I wrote a review of Unvanquished in 2000 (27) Journal of Malaysian and Comparative Law, page 313.

Interventions: A Life in War and Peace, the 7th UNSG’s Memoirs

Kofi Annan (of Ghana) was the seventh UNSG. Kofi Annan   and Nader Mousavizadeh’s Interventions: A Life in War and Peace was first published in 2012, and I read it in 2013 in Malacca and Yangon.

It covers not only the Annan’s ‘interventions’ as UNSG but his post-UNSG efforts. Annan published another book We the Peoples: A UN for the 21st century in 2014 but to me with one exception (see below) a single memoir of a former UNSG is (quite) sufficient.

Scheduled Publication of Resolved: United Nations in a Divided World, the 8th UNSG’s Memoirs

Ban Ki-moon (of South Korea) (born 13 June 1944) retired as eighth Secretary-General of the United Nations on 1 January 2017  after serving like (four of his predecessors) 10 years as UNSG. According to amazon.com website Ban Ki-moon’s memoirs Resolved: United Nations in a Divided World is scheduled to be published on ‘15 June, 2021’.

Request/Query Regarding U Thant’s Unpublished Manuscripts

But back to our very own U Thant.

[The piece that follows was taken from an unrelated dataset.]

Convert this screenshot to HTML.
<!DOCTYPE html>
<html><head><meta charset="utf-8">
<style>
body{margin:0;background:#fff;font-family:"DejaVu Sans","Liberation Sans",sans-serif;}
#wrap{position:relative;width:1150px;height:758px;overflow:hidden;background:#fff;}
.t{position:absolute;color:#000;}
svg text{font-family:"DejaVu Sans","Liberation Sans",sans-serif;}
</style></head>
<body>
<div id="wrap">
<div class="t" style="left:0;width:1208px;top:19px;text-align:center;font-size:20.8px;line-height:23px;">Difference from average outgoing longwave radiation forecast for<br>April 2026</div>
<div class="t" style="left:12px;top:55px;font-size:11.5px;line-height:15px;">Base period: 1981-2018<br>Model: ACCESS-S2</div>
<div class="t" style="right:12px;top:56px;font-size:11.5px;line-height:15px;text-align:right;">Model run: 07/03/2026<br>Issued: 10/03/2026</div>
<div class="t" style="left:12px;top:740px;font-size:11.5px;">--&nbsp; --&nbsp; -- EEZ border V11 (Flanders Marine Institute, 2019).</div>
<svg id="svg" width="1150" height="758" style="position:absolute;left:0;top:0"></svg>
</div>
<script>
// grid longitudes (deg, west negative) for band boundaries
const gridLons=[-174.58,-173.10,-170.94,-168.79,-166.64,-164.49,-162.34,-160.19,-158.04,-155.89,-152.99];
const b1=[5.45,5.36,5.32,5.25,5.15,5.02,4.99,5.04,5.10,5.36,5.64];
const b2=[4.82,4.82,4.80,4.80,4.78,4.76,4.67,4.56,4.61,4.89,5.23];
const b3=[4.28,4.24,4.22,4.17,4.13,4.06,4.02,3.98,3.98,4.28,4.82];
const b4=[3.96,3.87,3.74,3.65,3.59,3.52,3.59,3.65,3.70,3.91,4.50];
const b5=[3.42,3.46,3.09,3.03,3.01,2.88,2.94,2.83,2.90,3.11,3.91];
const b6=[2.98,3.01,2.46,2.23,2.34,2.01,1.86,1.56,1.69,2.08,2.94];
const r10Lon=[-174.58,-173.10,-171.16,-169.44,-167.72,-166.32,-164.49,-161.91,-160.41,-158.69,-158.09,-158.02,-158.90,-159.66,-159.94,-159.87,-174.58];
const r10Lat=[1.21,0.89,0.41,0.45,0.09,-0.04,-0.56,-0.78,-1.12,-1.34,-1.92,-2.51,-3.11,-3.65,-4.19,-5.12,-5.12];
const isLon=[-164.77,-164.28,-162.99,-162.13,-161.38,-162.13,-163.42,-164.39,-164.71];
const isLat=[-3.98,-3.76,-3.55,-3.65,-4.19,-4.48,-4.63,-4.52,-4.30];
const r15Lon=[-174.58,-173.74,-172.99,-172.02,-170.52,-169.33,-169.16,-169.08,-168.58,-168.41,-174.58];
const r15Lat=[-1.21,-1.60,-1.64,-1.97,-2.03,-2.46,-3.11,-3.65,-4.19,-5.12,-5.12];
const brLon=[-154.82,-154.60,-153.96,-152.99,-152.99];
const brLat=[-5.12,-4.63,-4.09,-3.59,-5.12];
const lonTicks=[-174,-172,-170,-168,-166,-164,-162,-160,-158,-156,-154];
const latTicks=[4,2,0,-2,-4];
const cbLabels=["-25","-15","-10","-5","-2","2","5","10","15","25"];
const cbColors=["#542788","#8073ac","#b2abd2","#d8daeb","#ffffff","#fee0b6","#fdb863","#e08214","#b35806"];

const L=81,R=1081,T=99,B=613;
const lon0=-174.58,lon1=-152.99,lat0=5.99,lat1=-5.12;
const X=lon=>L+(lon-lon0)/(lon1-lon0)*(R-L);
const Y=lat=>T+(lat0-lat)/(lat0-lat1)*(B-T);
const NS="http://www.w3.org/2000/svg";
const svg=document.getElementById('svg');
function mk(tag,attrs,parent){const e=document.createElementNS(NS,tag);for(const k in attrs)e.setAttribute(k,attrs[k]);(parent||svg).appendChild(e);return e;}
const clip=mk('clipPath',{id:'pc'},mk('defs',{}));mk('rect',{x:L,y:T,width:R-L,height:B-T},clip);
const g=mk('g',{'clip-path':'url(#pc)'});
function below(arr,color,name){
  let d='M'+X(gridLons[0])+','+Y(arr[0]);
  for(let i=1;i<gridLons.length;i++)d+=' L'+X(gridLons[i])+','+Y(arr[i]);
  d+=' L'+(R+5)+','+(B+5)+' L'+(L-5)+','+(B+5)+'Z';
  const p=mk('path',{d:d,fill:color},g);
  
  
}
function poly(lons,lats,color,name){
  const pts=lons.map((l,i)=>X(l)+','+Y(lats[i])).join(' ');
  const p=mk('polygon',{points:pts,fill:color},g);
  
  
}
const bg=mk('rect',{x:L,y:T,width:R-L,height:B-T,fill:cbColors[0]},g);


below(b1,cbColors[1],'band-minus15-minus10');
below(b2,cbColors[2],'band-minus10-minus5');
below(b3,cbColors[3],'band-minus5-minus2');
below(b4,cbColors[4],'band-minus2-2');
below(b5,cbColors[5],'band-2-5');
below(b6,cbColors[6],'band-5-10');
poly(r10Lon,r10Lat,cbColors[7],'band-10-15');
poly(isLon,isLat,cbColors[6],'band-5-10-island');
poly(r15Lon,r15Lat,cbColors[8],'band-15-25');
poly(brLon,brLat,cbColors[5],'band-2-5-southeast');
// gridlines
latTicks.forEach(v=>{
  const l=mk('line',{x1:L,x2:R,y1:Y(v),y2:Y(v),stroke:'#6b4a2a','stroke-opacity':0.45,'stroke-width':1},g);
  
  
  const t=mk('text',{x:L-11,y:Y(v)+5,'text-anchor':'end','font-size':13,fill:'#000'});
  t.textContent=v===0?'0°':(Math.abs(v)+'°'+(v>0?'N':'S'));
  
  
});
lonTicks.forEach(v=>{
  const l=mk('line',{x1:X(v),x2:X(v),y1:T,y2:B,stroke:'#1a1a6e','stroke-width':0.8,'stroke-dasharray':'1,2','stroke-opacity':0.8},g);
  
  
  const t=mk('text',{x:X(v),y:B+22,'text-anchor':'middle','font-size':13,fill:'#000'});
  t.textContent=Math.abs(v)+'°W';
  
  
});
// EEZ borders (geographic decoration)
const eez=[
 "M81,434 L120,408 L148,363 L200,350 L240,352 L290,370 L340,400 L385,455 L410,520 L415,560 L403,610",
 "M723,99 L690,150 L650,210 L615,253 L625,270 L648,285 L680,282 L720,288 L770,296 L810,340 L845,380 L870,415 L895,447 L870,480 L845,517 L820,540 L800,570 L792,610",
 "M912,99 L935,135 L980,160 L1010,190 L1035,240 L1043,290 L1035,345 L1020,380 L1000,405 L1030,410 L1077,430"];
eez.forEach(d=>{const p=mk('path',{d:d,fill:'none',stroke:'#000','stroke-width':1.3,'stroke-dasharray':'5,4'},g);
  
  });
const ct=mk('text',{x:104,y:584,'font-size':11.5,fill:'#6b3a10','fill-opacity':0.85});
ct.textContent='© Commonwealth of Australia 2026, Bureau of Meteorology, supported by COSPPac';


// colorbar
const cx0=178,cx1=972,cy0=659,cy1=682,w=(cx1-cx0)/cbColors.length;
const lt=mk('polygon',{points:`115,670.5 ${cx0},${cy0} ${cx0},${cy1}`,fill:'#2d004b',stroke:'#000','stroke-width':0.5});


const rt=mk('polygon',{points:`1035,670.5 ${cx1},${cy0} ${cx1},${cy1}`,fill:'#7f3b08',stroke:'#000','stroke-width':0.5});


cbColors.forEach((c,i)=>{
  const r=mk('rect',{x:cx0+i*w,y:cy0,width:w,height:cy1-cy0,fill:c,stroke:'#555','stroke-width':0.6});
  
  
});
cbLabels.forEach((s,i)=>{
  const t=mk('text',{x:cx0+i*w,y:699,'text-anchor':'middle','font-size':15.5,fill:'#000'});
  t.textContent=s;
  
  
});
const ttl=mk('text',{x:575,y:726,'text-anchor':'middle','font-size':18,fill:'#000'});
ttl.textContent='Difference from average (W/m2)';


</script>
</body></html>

Although I do not have a copy of View from the UN with me, currently  I do recall reading in a preface written by the late Dr Tin Myint-U (son-in-law of U Thant and father of historian and author Dr Thant Myint-U)  that U Thant’s unedited manuscript has been deposited with   the archives of the United Nations and that U Thant’s last days (before he passed away on 25 November 1974) ‘were filled with great emotion as he had begun but was unable to complete a manuscript entitled Ethics for Our Time’.

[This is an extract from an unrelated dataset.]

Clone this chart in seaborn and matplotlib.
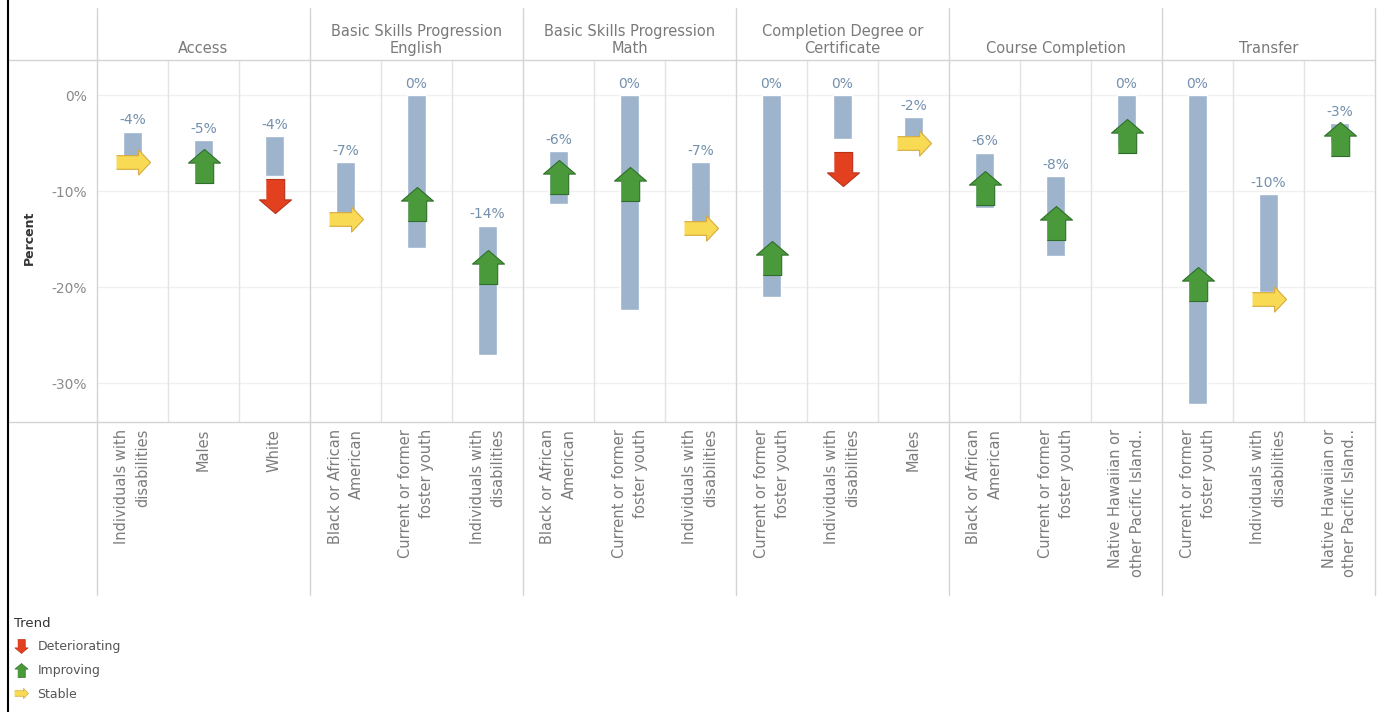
import pandas as pd
import seaborn as sns
import matplotlib.pyplot as plt
from matplotlib.lines import Line2D

# one column per outcome / population pair
groups = ["Access", "Access", "Access",
          "Basic Skills Progression\nEnglish", "Basic Skills Progression\nEnglish", "Basic Skills Progression\nEnglish",
          "Basic Skills Progression\nMath", "Basic Skills Progression\nMath", "Basic Skills Progression\nMath",
          "Completion Degree or\nCertificate", "Completion Degree or\nCertificate", "Completion Degree or\nCertificate",
          "Course Completion", "Course Completion", "Course Completion",
          "Transfer", "Transfer", "Transfer"]
populations = ["Individuals with\ndisabilities", "Males", "White",
               "Black or African\nAmerican", "Current or former\nfoster youth", "Individuals with\ndisabilities",
               "Black or African\nAmerican", "Current or former\nfoster youth", "Individuals with\ndisabilities",
               "Current or former\nfoster youth", "Individuals with\ndisabilities", "Males",
               "Black or African\nAmerican", "Current or former\nfoster youth", "Native Hawaiian or\nother Pacific Island..",
               "Current or former\nfoster youth", "Individuals with\ndisabilities", "Native Hawaiian or\nother Pacific Island.."]
gap_high = [-3.8, -4.7, -4.3, -7.0, 0.0, -13.6, -5.8, 0.0, -7.0, 0.0, 0.0, -2.3, -6.0, -8.4, 0.0, 0.0, -10.3, -2.9]
gap_low = [-7.2, -8.8, -8.4, -13.0, -15.9, -27.1, -11.4, -22.4, -14.0, -21.0, -4.6, -4.6, -11.8, -16.8, -5.5, -32.2, -20.5, -5.0]
gap_latest = [-7.0, -7.4, -10.5, -12.9, -11.4, -17.9, -8.5, -9.3, -13.8, -17.0, -7.7, -5.0, -9.7, -13.3, -4.3, -19.7, -21.2, -4.6]
trend = ["Stable", "Improving", "Deteriorating",
         "Stable", "Improving", "Improving",
         "Improving", "Improving", "Stable",
         "Improving", "Deteriorating", "Stable",
         "Improving", "Improving", "Improving",
         "Improving", "Stable", "Improving"]
y_ticks = [0, -10, -20, -30]
trend_order = ["Deteriorating", "Improving", "Stable"]

df = pd.DataFrame({"group": groups, "population": populations, "high": gap_high,
                   "low": gap_low, "latest": gap_latest, "trend": trend})
df["pos"] = range(len(df))

sns.set_style("white")
plt.rcParams["font.family"] = ["DejaVu Sans"]

W, H = 1384, 712
fig = plt.figure(figsize=(W / 100, H / 100), dpi=100)


def fx(px):
    return px / W


def fy(py):
    return 1 - py / H


def fig_line(x0, y0, x1, y1, color="#d4d4d4", lw=1.0):
    fig.add_artist(Line2D([fx(x0), fx(x1)], [fy(y0), fy(y1)], color=color, lw=lw,
                          transform=fig.transFigure))


ax = fig.add_axes([fx(97), fy(422), fx(1375) - fx(97), fy(60) - fy(422)])

# arrow glyphs for the trend marks
up = [(-0.27, -0.5), (0.27, -0.5), (0.27, 0.1), (0.47, 0.1), (0, 0.5), (-0.47, 0.1), (-0.27, 0.1)]
down = [(x, -y) for x, y in up]
right = [(-0.5, -0.2), (0.15, -0.2), (0.15, -0.37), (0.5, 0), (0.15, 0.37), (0.15, 0.2), (-0.5, 0.2)]
arrows = {"Deteriorating": down, "Improving": up, "Stable": right}
colors = {"Deteriorating": ("#e2401f", "#b8321a"),
          "Improving": ("#4a9a3b", "#2f6e2a"),
          "Stable": ("#f8da55", "#d6aa3c")}

ax.bar(df["pos"], df["high"] - df["low"], bottom=df["low"], width=0.26, color="#9db4cc", zorder=2)

for name, sub in df.groupby("trend"):
    sns.scatterplot(data=sub, x="pos", y="latest", marker=arrows[name], s=600,
                    color=colors[name][0], edgecolor=colors[name][1], linewidth=0.8,
                    zorder=3, legend=False, ax=ax)

for _, r in df.iterrows():
    ax.annotate(f"{int(round(r['high']))}%", (r["pos"], r["high"]), xytext=(0, 3),
                textcoords="offset points", ha="center", va="bottom",
                fontsize=10, color="#7390ad")

ax.set_xlim(-0.5, len(df) - 0.5)
ax.set_ylim(-34.06, 3.65)
ax.set_yticks(y_ticks, labels=[f"{t}%" for t in y_ticks])
ax.set_xticks(df["pos"], labels=df["population"])
ax.tick_params(axis="y", length=0, pad=7, labelsize=10, labelcolor="#8a8a8a")
ax.tick_params(axis="x", length=0, pad=5, labelsize=10.5, labelcolor="#7c7c7c", rotation=90)
for lab in ax.get_xticklabels():
    lab.set_multialignment("right")
    lab.set_linespacing(1.5)
ax.set_xlabel("")
ax.set_ylabel("Percent", fontsize=9, fontweight="bold", color="#333333")
ax.yaxis.set_label_coords((36 - 97) / 1278, 0.51)
ax.grid(axis="y", color="#f0f0f0", lw=1)
ax.set_axisbelow(True)
for s in ax.spines.values():
    s.set_visible(False)

# separators between sub columns and the header row
group_edges = [-0.5]
for i in range(1, len(df)):
    if df["group"][i] != df["group"][i - 1]:
        group_edges.append(i - 0.5)
    else:
        ax.axvline(i - 0.5, color="#e3e3e3", lw=1, zorder=1)
group_edges.append(len(df) - 0.5)

xpix = lambda v: 97 + (v + 0.5) * (1375 - 97) / len(df)
for e in group_edges:
    fig_line(xpix(e), 8, xpix(e), 595)
fig_line(8, 60, 1375, 60)
fig_line(8, 422, 1375, 422)

for name, sub in df.groupby("group", sort=False):
    ax.text(sub["pos"].mean(), (422 - 56) / 362, name, transform=ax.get_xaxis_transform(),
            ha="center", va="bottom", multialignment="center", fontsize=10.5, color="#7a7a7a")

# screenshot frame on the left
fig.add_artist(Line2D([fx(8), fx(8)], [0, 1], color="black", lw=1.5, transform=fig.transFigure))

handles = [Line2D([], [], marker=arrows[t], linestyle="none", markersize=10,
                  markerfacecolor=colors[t][0], markeredgecolor=colors[t][1], markeredgewidth=0.5)
           for t in trend_order]
leg = fig.legend(handles, trend_order, title="Trend", loc="upper left",
                 bbox_to_anchor=(fx(5), fy(608)), frameon=False, fontsize=9, title_fontsize=9.5,
                 alignment="left", handlelength=1.1, handletextpad=0.8, labelspacing=0.85, borderpad=0.2)
leg.get_title().set_color("#333333")
for t in leg.get_texts():
    t.set_color("#555555")

fig.savefig("out.png", dpi=100)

If possible the writer submits that U Thant’s ‘un-shortened’  View from the UN manuscript (I recall reading in Burmese that U Thant had to hire an editorial assistant to ‘cut’ his manuscript to around 100,000 words) and Ethics for Our Time (if that is some what more than several dozen pages) should be published. If they had been published the writer would appreciate being informed of the source or if they are on line ‘the link’ where they can be read.